Bird begins, it would seem, with a wink to future scholars, by misstating the date of his own birth, which he gives as 1921. Admittedly, he was thoroughly unreliable about dates, consistently off by two or three years. Nevertheless, it’s impossible to believe this wasn’t intentional. He then convinces Levin and Wilson of the ultimate whopper: that in his youth he heard no jazz at all in Kansas City, and that his sole inspiration on saxophone was Rudy Vallee! If this hogwash has any basis in reality, it would only apply to his elementary school years. Bird then claims that his motivation for taking up saxophone was purely pragmatic. They write, “He was influenced only by the necessity of making a living and he chose music because it seemed glamorous, looked easy, and there was nothing else around.” When you break this down, it contains no truth at all.

They go on to report that he himself has no roots in traditional jazz. During the few years he worked with traditional jazzmen, he wandered like a lost soul. (Was Bird tugging at their heartstrings?) This is an attempt to explain why Bird didn’t sound like Johnny Hodges, Benny Carter, etc. During the course of this, they reanimate that hoariest of Lester Young clichés, saying, No semblance of vibrato ever crept into Charlie’s style. They back this up with a quote from Bird: I never cared for vibrato, because they used to get a chin vibrato in Kansas City and I didn’t like it. I don’t think I’ll ever use vibrato. On some level, this qualifies a put-on. Bird uses vibrato more sparingly than Prez, but it’s generally there at the end of each phrase, and always there on notes of long duration, especially at ballad tempos.

By and large, though, the article is an earnest attempt to convey Bird’s thoughts on a wide range of topics, the sheer quantity of which supports the claim of multiple interviews. Despite the contradictions, this is a foundational document, the skeleton of future biographies. It touches on all the high points: baritone horn in elementary school, the loaned-out alto, early jam session humiliations, the car crash, the Cherokee breakthrough, joining McShann, Minton’s and Monroe’s, tenor in the Hines orchestra, teaming up with Dizzy, breakdown in LA, all the way up to 1949 and beyond, as Bird shares his vision for a synthesis of jazz and classical music, and states for the first time his intention to study composition in Paris.

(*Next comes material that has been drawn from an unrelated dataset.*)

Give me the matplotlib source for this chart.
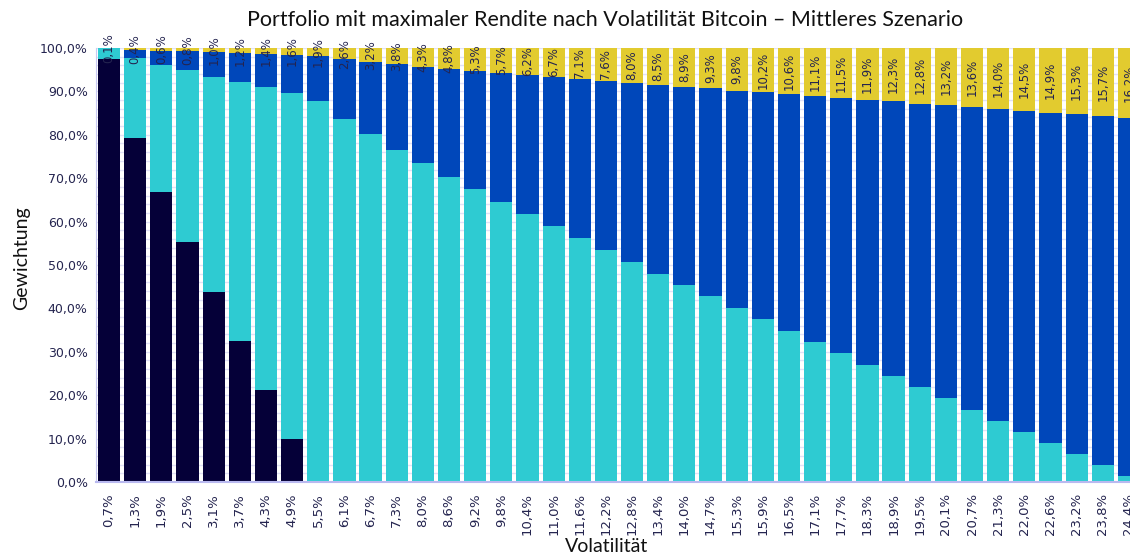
import numpy as np
import matplotlib
matplotlib.use("Agg")
import matplotlib.pyplot as plt

# Volatility steps (x axis)
vol_labels = ["0,7%", "1,3%", "1,9%", "2,5%", "3,1%", "3,7%", "4,3%", "4,9%", "5,5%", "6,1%",
              "6,7%", "7,3%", "8,0%", "8,6%", "9,2%", "9,8%", "10,4%", "11,0%", "11,6%", "12,2%",
              "12,8%", "13,4%", "14,0%", "14,7%", "15,3%", "15,9%", "16,5%", "17,1%", "17,7%", "18,3%",
              "18,9%", "19,5%", "20,1%", "20,7%", "21,3%", "22,0%", "22,6%", "23,2%", "23,8%", "24,4%"]

# weights in percent, bottom to top
navy = [97.5, 79.2, 66.9, 55.2, 43.7, 32.5, 21.1, 9.9] + [0.0] * 32
turquoise = [2.4, 18.4, 29.2, 39.7, 49.7, 59.7, 69.8, 79.8, 87.9, 83.6,
             80.1, 76.6, 73.4, 70.3, 67.5, 64.6, 61.8, 58.9, 56.2, 53.5,
             50.6, 48.0, 45.5, 42.8, 40.1, 37.5, 34.9, 32.2, 29.7, 27.0,
             24.5, 21.8, 19.3, 16.6, 14.1, 11.6, 9.0, 6.4, 3.9, 1.4]
blue = [0.0, 2.0, 3.3, 4.3, 5.6, 6.6, 7.7, 8.7, 10.2, 13.8,
        16.7, 19.6, 22.3, 24.9, 27.2, 29.7, 32.0, 34.4, 36.7, 38.9,
        41.4, 43.5, 45.6, 47.9, 50.1, 52.3, 54.5, 56.7, 58.8, 61.1,
        63.2, 65.4, 67.5, 69.8, 71.9, 73.9, 76.1, 78.3, 80.4, 82.4]
bitcoin = [0.1, 0.4, 0.6, 0.8, 1.0, 1.2, 1.4, 1.6, 1.9, 2.6,
           3.2, 3.8, 4.3, 4.8, 5.3, 5.7, 6.2, 6.7, 7.1, 7.6,
           8.0, 8.5, 8.9, 9.3, 9.8, 10.2, 10.6, 11.1, 11.5, 11.9,
           12.3, 12.8, 13.2, 13.6, 14.0, 14.5, 14.9, 15.3, 15.7, 16.2]

text_col = "#24244f"
grid_col = "#e1e1f7"

fig = plt.figure(figsize=(11.3, 5.56), dpi=100)
# axes runs a bit past the right edge, like the cropped original
ax = fig.add_axes([96 / 1130, 1 - 482 / 556, 1046 / 1130, 434 / 556])

x = np.arange(len(vol_labels))
w = 0.85
bottom = np.zeros(len(x))
for vals, col in [(navy, "#050038"), (turquoise, "#2ecbd2"), (blue, "#0047ba"), (bitcoin, "#e2cb2f")]:
    ax.bar(x, vals, w, bottom=bottom, color=col, linewidth=0, zorder=2)
    bottom += np.array(vals)

# bitcoin share labels, centred in the yellow segment
for xi, b in zip(x, bitcoin):
    ax.text(xi, 100 - b / 2, f"{b:.1f}%".replace(".", ","), rotation=90,
            ha="center", va="center", fontsize=8.5, color=text_col, zorder=3)

ax.set_xlim(-0.5, len(x) - 0.5)
ax.set_ylim(0, 100)
ax.set_yticks(np.arange(0, 101, 10))
ax.set_yticklabels([f"{v:.1f}%".replace(".", ",") for v in np.arange(0, 101, 10)])
ax.set_yticks(np.arange(0, 101, 2), minor=True)
ax.set_xticks(x)
ax.set_xticklabels(vol_labels, rotation=90)
ax.tick_params(axis="both", length=0, colors=text_col)
ax.tick_params(axis="y", labelsize=9, pad=6)
ax.tick_params(axis="x", labelsize=9.5, pad=8)
ax.tick_params(axis="y", which="minor", length=0)
ax.grid(axis="y", which="both", color=grid_col, linewidth=1)
ax.set_axisbelow(True)

for s in ["top", "right"]:
    ax.spines[s].set_visible(False)
ax.spines["left"].set_color("#c8c8f2")
ax.spines["bottom"].set_color("#b9b9f0")
ax.spines["bottom"].set_linewidth(1.5)

fig.text(605 / 1130, 1 - 20 / 556, "Portfolio mit maximaler Rendite nach Volatilität Bitcoin – Mittleres Szenario",
         ha="center", va="center", fontsize=15.5, family="Lato", color="#111111")
fig.text(22 / 1130, 1 - 258 / 556, "Gewichtung", rotation=90, ha="center", va="center",
         fontsize=14, family="Lato", color="#111111")
fig.text(607 / 1130, 1 - 546 / 556, "Volatilität", ha="center", va="center",
         fontsize=14, family="Lato", color="#111111")

fig.savefig("out.png", dpi=100)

It’s also the source of three famous Bird quotes:

1.) Music is your own experience, your thoughts, your wisdom. If you don’t live it, it won’t come out of your horn.

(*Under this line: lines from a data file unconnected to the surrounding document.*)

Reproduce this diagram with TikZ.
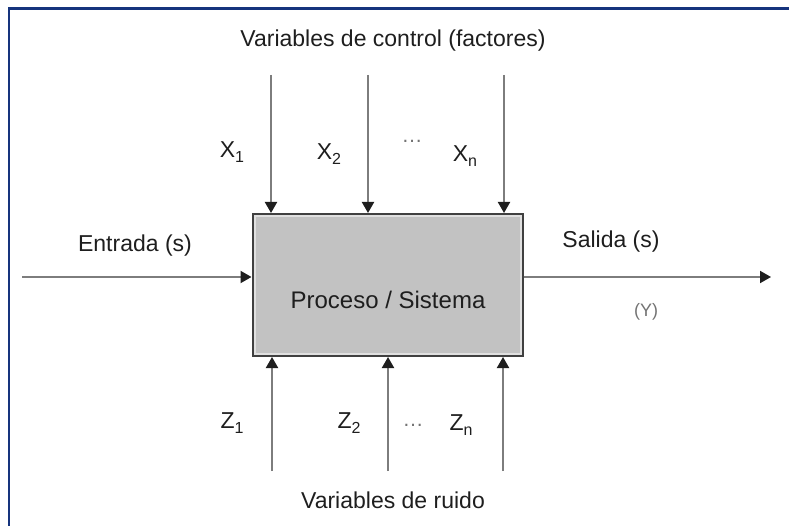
\documentclass[tikz,border=0pt]{standalone}
\usepackage{fontspec}
\setmainfont{Liberation Sans}
\usetikzlibrary{positioning, arrows.meta, calc}
\definecolor{marcoazul}{RGB}{22, 52, 125}
\definecolor{cajagris}{RGB}{194, 194, 194}
\definecolor{lineagris}{RGB}{125, 125, 125}
\definecolor{textonegro}{RGB}{30, 30, 30}
\newcommand{\subind}[1]{\raisebox{-5pt}{\fontsize{16}{18}\selectfont #1}}

\begin{document}
\begin{tikzpicture}[x=1pt, y=-1pt,
  flecha/.style={-{Triangle[length=11pt, width=12pt, color=textonegro]},
    line width=1.9pt, lineagris},
  etiqueta/.style={font=\fontsize{23}{27}\selectfont, text=textonegro, inner sep=0pt},
  puntos/.style={font=\fontsize{21}{23}\selectfont, text=black!55, inner sep=0pt}]
\useasboundingbox (0,0) rectangle (789,526);
% marco
\draw[marcoazul, line width=2.6pt] (9,527) -- (9,8.3) -- (790,8.3);
% caja del proceso
\node[draw=black!75, line width=2pt, fill=black!12, minimum width=270pt,
  minimum height=142pt, inner sep=0pt] (proc) at (387.5,285) {};
\fill[cajagris] ([shift={(4,4)}]proc.north west) rectangle ([shift={(-4,-4)}]proc.south east);
\node[etiqueta, font=\fontsize{24}{28}\selectfont] (proctxt) at (388,300) {Proceso / Sistema};
% entrada y salida
\coordinate (ent) at (22,277);
\coordinate (sal) at (771,277);
\draw[flecha] (ent) -- (ent -| proc.west);
\draw[flecha] (sal -| proc.east) -- (sal);
\node[etiqueta] (enttxt) at (135,246) {Entrada (s)};
\node[etiqueta] (saltxt) at (611,242) {Salida (s)};
\node[font=\fontsize{18}{21}\selectfont, text=black!55, inner sep=0pt] (ytxt) at (646,312) {(Y)};
% variables de control
\node[etiqueta] (ctrl) at (393,41) {Variables de control (factores)};
\foreach \nom/\xx in {xa/271, xb/368, xc/504}
  \coordinate (\nom) at (\xx,75);
\foreach \nom in {xa, xb, xc}
  \draw[flecha] (\nom) -- (\nom |- proc.north);
\node[etiqueta] (x1) at (232,152) {X\subind{1}};
\node[etiqueta] (x2) at (329,154) {X\subind{2}};
\node[puntos] (xdots) at (412,141) {\dots};
\node[etiqueta] (xn) at (465,156) {X\subind{n}};
% variables de ruido
\node[etiqueta] (ruido) at (393,500) {Variables de ruido};
\foreach \nom/\xx in {za/272, zb/388, zc/503}
  \coordinate (\nom) at (\xx,471);
\foreach \nom in {za, zb, zc}
  \draw[flecha] (\nom) -- (\nom |- proc.south);
\node[etiqueta] (z1) at (232,423) {Z\subind{1}};
\node[etiqueta] (z2) at (349,423) {Z\subind{2}};
\node[puntos] (zdots) at (413,425) {\dots};
\node[etiqueta] (zn) at (461,425) {Z\subind{n}};
\end{tikzpicture}
\end{document}
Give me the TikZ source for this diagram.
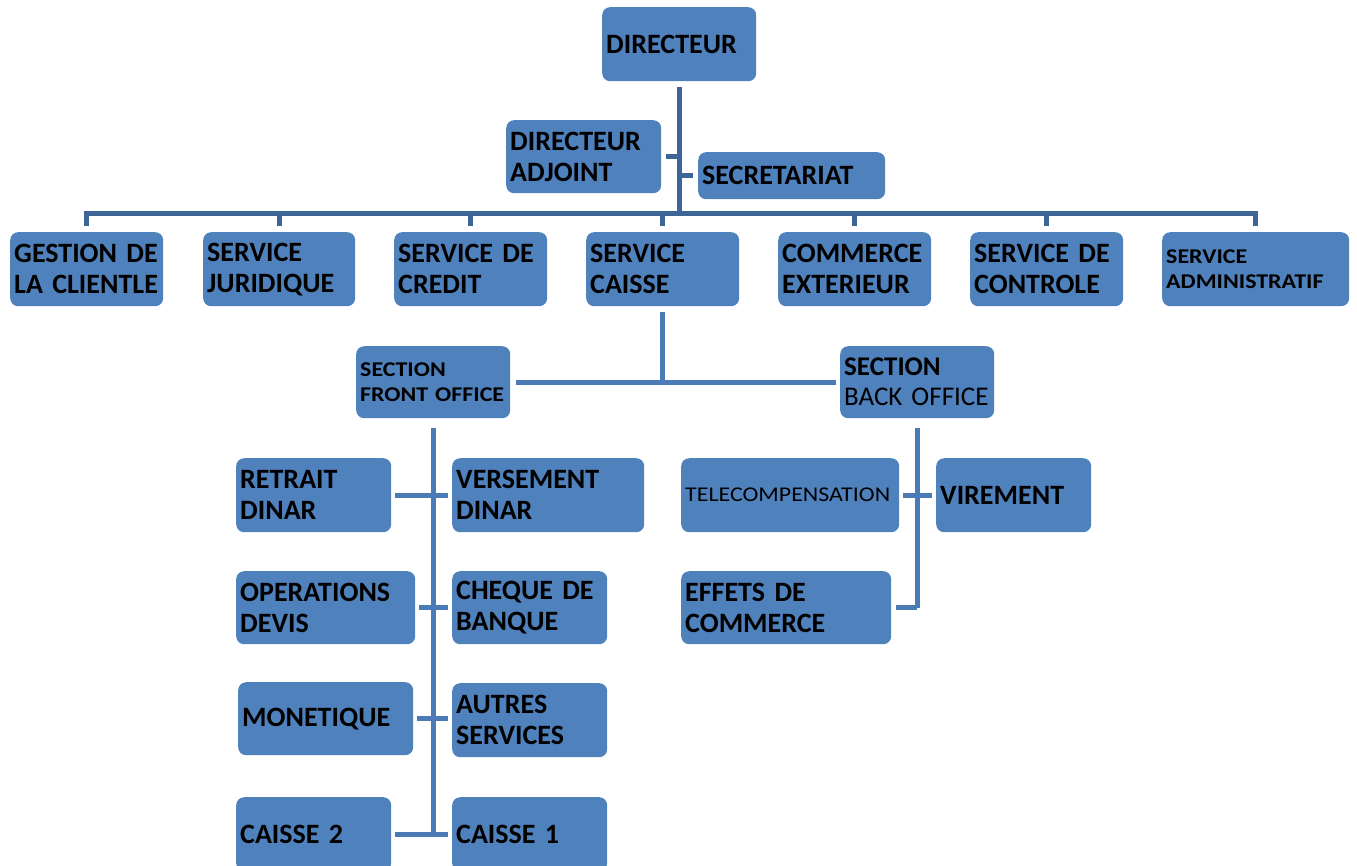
\documentclass[tikz,border=0pt]{standalone}
\usepackage{fontspec}
\setmainfont{Carlito}
\newfontfamily\widefont{Carlito}[FakeStretch=1.14]
\usetikzlibrary{positioning,calc}
\definecolor{boxblue}{HTML}{4F81BD}
\definecolor{linkdark}{HTML}{3E6597}
\definecolor{linklight}{HTML}{4A7BB7}
\newcommand\tightsp{\spaceskip=0.1em\relax\hyphenpenalty=10000\relax}

\begin{document}
\begin{tikzpicture}[x=1pt,y=-1pt,
  orgbox/.style={fill=boxblue,rounded corners=8pt,anchor=north west,inner xsep=4pt,inner ysep=0pt,align=left,text=black},
  fbig/.style={font=\fontsize{28}{31}\selectfont\bfseries\tightsp},
  fsmall/.style={font=\widefont\fontsize{21}{25}\selectfont\bfseries\tightsp},
  fplain/.style={font=\fontsize{27}{30}\selectfont\tightsp},
  fthin/.style={font=\widefont\fontsize{21}{25}\selectfont\tightsp},
  link/.style={draw=linkdark,line width=5pt},
  sublink/.style={draw=linklight,line width=5pt}]
  \useasboundingbox (0,0) rectangle (1357,865);
  % les cases
  \foreach \nm/\x/\y/\w/\h/\f/\txt in {%
    dir/602/7/154/74/fbig/{DIRECTEUR},
    adj/506/120/155/73/fbig/{DIRECTEUR\\ADJOINT},
    secr/698/152/187/47/fbig/{SECRETARIAT},
    gest/10/232/153/74/fbig/{GESTION DE\\LA CLIENTLE},
    jur/203/232/152/74/fbig/{SERVICE\\JURIDIQUE},
    cred/394/232/153/74/fbig/{SERVICE DE\\CREDIT},
    caisse/586/232/153/74/fbig/{SERVICE\\CAISSE},
    comm/778/232/153/74/fbig/{COMMERCE\\EXTERIEUR},
    ctrl/970/232/153/74/fbig/{SERVICE DE\\CONTROLE},
    admin/1162/232/187/74/fsmall/{SERVICE\\ADMINISTRATIF},
    front/356/346/154/72/fsmall/{SECTION\\FRONT OFFICE},
    back/840/346/154/72/fplain/{\textbf{SECTION}\\BACK OFFICE},
    retr/236/458/155/74/fbig/{RETRAIT\\DINAR},
    vers/452/458/192/74/fbig/{VERSEMENT\\DINAR},
    oper/236/571/179/73/fbig/{OPERATIONS\\DEVIS},
    cheq/452/571/155/73/fbig/{CHEQUE DE\\BANQUE},
    monet/238/682/175/73/fbig/{MONETIQUE},
    autr/452/683/155/74/fbig/{AUTRES\\SERVICES},
    cai2/236/797/155/74/fbig/{CAISSE 2},
    cai1/452/797/155/74/fbig/{CAISSE 1},
    tele/681/458/218/74/fthin/{TELECOMPENSATION},
    vir/936/458/155/74/fbig/{VIREMENT},
    effet/681/571/210/73/fbig/{EFFETS DE\\COMMERCE}%
  }{
    \pgfmathsetmacro\tw{\w-8}
    \node[orgbox,\f,minimum width=\w pt,minimum height=\h pt,text width=\tw pt] (\nm) at (\x,\y) {\txt};
  }
  % direction
  \coordinate (bus) at (0,213);
  \draw[link,shorten <=6pt] (dir.south) -- (dir.south |- bus);
  \draw[link,shorten <=5pt] (adj.east) -- (adj.east -| dir.south);
  \draw[link,shorten <=5pt] (secr.west) -- (secr.west -| dir.south);
  \draw[link,line cap=rect] (gest.north |- bus) -- (admin.north |- bus);
  \foreach \n in {gest,jur,cred,caisse,comm,ctrl,admin}
    \draw[link,shorten >=6pt] (\n.north |- bus) -- (\n.north);
  % service caisse
  \draw[sublink,shorten <=6pt] (caisse.south) -- (caisse.south |- front.east);
  \draw[sublink,shorten <=6pt,shorten >=4pt] (front.east) -- (back.west);
  % front office
  \draw[sublink,shorten <=10pt] (front.south) -- (front.south |- cai1.west);
  \foreach \a/\b in {retr/vers,oper/cheq,monet/autr,cai2/cai1}
    \draw[sublink,shorten <=4pt,shorten >=4pt] (\a.east) -- (\a.east -| \b.west);
  % back office
  \draw[sublink,shorten <=10pt] (back.south) -- (back.south |- effet.east);
  \draw[sublink,shorten <=4pt,shorten >=4pt] (tele.east) -- (tele.east -| vir.west);
  \draw[sublink,shorten <=5pt] (effet.east) -- (effet.east -| back.south);
\end{tikzpicture}
\end{document}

2.) They teach you there’s a boundary line to music, but, man, there’s no boundary line to art.

3.) It’s just music. It’s trying to play clean and looking for the pretty notes.

More noteworthy, however, is what isn’t a direct quote. This is the 1939 chili parlor story in which Bird has his great epiphany while jamming with guitarist Biddy Fleet. Somewhere down the line, this origin myth, originally paraphrased, acquired quotation marks, and thereafter read as follows: I found that by using the higher intervals of a chord as a melody line and backing them with appropriately related changes, I could play the thing I’d been hearing.

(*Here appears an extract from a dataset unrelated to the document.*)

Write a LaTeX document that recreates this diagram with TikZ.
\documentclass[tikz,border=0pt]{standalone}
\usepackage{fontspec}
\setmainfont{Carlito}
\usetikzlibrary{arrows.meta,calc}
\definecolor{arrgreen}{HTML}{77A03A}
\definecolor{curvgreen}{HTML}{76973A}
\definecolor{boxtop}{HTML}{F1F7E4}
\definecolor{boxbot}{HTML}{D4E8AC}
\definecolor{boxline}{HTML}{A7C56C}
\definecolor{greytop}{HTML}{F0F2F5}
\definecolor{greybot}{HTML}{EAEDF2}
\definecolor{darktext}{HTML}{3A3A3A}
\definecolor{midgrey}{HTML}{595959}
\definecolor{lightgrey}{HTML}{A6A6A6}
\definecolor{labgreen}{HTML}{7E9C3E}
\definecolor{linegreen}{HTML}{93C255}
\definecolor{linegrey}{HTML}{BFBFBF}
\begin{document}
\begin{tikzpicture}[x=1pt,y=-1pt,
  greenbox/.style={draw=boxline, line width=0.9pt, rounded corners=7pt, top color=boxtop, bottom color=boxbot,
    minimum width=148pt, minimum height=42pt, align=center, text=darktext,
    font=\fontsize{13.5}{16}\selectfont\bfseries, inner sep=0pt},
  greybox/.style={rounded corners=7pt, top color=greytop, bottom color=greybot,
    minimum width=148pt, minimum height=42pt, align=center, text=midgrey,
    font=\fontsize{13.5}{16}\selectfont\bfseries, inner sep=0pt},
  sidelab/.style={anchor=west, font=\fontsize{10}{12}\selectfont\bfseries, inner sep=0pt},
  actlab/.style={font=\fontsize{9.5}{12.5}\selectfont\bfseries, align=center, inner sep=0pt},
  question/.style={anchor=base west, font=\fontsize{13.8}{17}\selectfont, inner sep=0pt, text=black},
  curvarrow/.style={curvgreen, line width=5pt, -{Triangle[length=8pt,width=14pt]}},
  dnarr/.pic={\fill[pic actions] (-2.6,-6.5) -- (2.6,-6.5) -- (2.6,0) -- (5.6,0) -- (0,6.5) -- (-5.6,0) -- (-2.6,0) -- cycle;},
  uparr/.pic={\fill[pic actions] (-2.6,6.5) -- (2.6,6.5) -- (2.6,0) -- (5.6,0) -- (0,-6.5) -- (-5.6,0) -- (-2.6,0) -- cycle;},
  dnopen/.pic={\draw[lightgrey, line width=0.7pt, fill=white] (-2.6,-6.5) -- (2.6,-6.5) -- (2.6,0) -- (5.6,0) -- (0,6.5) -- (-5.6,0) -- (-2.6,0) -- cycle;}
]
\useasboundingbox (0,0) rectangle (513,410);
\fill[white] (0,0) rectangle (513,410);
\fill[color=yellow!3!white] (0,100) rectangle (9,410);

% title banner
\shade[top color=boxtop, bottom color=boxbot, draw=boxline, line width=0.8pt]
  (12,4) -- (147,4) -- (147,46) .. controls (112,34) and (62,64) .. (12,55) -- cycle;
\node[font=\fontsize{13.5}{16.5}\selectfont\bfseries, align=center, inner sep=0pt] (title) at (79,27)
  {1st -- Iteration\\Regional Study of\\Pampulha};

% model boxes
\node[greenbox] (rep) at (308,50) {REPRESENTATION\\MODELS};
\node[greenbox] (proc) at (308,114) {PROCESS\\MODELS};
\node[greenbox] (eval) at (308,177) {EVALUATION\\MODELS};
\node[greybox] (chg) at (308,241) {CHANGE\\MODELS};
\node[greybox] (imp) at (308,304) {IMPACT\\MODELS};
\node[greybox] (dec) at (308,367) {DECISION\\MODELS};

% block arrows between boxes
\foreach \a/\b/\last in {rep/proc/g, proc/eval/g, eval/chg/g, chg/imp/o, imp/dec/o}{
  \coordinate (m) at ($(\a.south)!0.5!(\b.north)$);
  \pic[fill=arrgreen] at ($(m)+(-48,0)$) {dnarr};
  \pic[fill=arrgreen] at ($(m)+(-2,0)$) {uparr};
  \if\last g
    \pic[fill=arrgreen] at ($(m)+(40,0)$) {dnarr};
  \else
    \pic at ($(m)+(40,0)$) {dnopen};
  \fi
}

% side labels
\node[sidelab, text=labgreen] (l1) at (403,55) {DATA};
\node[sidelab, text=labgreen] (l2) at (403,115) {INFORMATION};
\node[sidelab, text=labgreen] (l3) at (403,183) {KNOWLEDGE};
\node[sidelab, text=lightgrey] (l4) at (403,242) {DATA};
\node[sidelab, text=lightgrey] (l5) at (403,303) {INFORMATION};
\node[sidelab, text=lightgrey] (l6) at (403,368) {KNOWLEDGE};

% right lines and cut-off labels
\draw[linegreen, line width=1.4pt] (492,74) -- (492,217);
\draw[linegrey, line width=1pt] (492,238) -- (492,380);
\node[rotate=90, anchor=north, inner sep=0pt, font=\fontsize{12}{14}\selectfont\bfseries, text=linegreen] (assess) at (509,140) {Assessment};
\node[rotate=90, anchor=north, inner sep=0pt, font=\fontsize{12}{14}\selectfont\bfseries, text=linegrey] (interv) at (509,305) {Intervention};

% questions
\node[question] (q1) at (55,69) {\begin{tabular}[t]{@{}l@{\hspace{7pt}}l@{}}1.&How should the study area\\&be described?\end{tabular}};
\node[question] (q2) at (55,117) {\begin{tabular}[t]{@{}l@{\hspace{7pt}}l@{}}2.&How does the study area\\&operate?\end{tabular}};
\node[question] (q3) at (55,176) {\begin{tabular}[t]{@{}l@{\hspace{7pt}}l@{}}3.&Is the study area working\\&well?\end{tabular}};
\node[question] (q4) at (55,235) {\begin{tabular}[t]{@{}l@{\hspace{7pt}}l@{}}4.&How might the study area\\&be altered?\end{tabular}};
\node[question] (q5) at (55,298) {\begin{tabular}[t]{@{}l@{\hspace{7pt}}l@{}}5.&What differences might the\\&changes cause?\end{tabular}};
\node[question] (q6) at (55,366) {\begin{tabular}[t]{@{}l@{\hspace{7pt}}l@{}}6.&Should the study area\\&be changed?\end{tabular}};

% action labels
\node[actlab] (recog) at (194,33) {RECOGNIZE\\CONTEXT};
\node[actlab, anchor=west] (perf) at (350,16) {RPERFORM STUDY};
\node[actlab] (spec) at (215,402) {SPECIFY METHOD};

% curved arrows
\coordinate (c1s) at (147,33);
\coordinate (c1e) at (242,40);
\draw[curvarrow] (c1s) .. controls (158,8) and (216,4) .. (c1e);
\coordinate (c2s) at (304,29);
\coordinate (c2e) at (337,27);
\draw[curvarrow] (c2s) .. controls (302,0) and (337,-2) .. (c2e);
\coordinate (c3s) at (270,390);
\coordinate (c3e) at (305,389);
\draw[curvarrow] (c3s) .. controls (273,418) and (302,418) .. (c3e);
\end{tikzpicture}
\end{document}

These words have been puzzled over for generations, not least because they’re gibberish. In the process of paraphrasing, the meaning must have been lost, and all the quotation marks on earth can’t bring it back. Unfortunately, Bird offered very few specifics concerning this crucial turning point. This is virtually all we have, and it dangles understanding in front of us and then yanks it away. Nevertheless, it led to the dogma that Bird introduced 9ths, 11ths, and 13ths into the jazz vocabulary, which is misleading in both directions. Prez was exceedingly fond of 9ths and 13ths, and Bird’s melodic concept hinged primarily on major 7ths.

So what was Bird trying to convey to Levin and Wilson? It’s possible he was being intentionally vague, given that jazz musicians in the Golden Age were secretive. Louis Armstrong and King Oliver would drape handkerchiefs over their valves when performing their duets, so no one could deduce their methods by watching their fingers. (This was really just showmanship.) But there are many accounts of Bird freely sharing his knowledge with other musicians, and the article reflects an overall openness and sincerity. On the whole, he was probably making an honest effort to explain it.

One thing’s obvious: his epiphany had to be something simple. One writer believes it had to do with Biddy Fleet’s chord inversions and the melody lines he fashioned from the top notes. Too complicated. There’s another theory based on a different quote, involving the use of “relative major”. This, however, was unconnected to the chili parlor incident and lacks the stuff of epiphanies.

What’s my theory? Funny you should ask. I believe Bird, in a flash of intuition, realized he could superimpose a second chord on top of the one he was on, by moving up a fifth. The prime example would be on a V chord. In the case of G7, he realized he could jump up a fifth and superimpose a Dm9 on top, the notes of which, in relation to the root G, would spell out the 5th, 7th, 9th, 11th and 13th. This instantly allowed him to access the higher intervals he’d been hearing, without thinking of them as such. He never had to think past the 9th of the chord he was superimposing, and could continue using the same melodic ideas he’d developed based on the lower intervals. Thus the epiphany was purely conceptual and needed no preparation to implement. It was instantaneous. As Bird put it, I came alive. Except he didn’t. That turns out to be another paraphrase that acquired quotation marks.

As the article’s headline makes clear, Bird has much to say about the distinctions between “bebop” and “jazz”, which he considers to be two different genres, and he also must have vented about Dizzy at length, because the writers include an inordinate number of quotes about him, not all of them flattering. Between insisting that bop was separate from jazz and hurling accusations at Diz, Gillespie felt he had to respond in print, which adds another chapter to this saga that will be taken up in due course. There’s no boundary line to gossip.

With no outstanding musical anniversary associated with this date, I have chosen an unusual air check from the Bandbox, a short-lived club located near Birdland. It was broadcast on March 23rd, 1953, and includes a bit of relaxed banter between Bird and Leonard Feather at the outset. Bird is the featured guest with the Milt Buckner Trio, a rare setting indeed. Bird is playing his plastic alto, which he will soon bring to Massey Hall, and he is in peak form, not to be taken for granted at this point in his career. He simply romps through Groovin’ High in the best of spirits. It’s a gem.